In an age where Christians are increasingly seen as intolerant, bigoted and out of touch, leading the charge in removing the ghosts of slavery from our public places would be a great step to reconciling with an increasingly hostile, mainstream culture. Or, we can do and say nothing, and reinforce the growing stereotypes. But if Free State of Jones is a hit in theaters, it’s one more sign that saying and doing will be judged harshly by the world around us.

Violence in the Name of God

Matthew McConaughey says he was drawn to the film because Newton Knight “had such a clear identity of what was right and what was wrong. He couldn’t ignore wrong. Newt was a guy that, once his bell was rung, he couldn’t unring it. He would never not right a wrong on behalf of the consequences being too tough.”

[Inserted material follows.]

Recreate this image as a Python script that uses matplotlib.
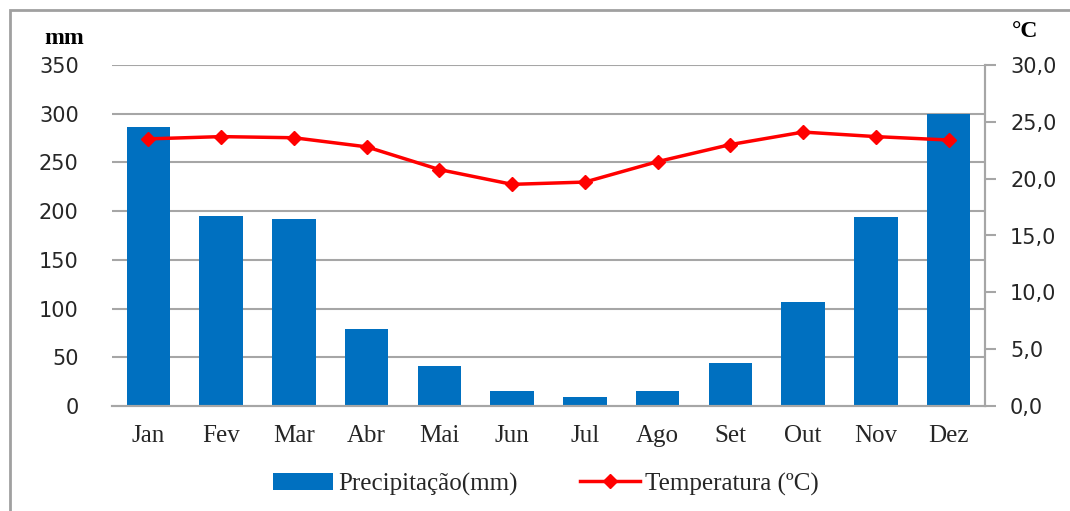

In the film, once Newt’s “bell is rung” he picks up a rifle. At first, only to defend the property of his neighbors, whose property and children were being taken by force. But as his Robin Hood-like band of impoverished white farmers and runaway slaves grows, Newt starts a war within a war, and employs questionable tactics to accomplish noble ends. And he frequently uses the Bible to explain his actions.

It’s likely to produce a negative reaction with some millennial Christians, many of whom gravitated toward the pacifism of Shane Claiborne as a reaction to the atrocities of the war in Iraq. 

But there’s a major generational difference here.

Today’s Christians can condemn a war they see as unjust from behind the comfort of a keyboard or smartphone, with the actual violence taking place thousands of miles away. 

Newton Knight lived in a world where violence, rape and murder were daily occurrences. A decision not to take up arms against the oppressors was essentially signing off on allowing these things to happen to his (literal) neighbors.

Free State of Jones is an excellent film forces the viewer to take at difficult issues that are both very old and very timely. Although there’s plenty of room for differing opinions in the Christian faith, this film is one more piece of evidence that wherever you land, believers can no longer sit on the sidelines when it comes to issues of race, civil rights and how we interpret our past.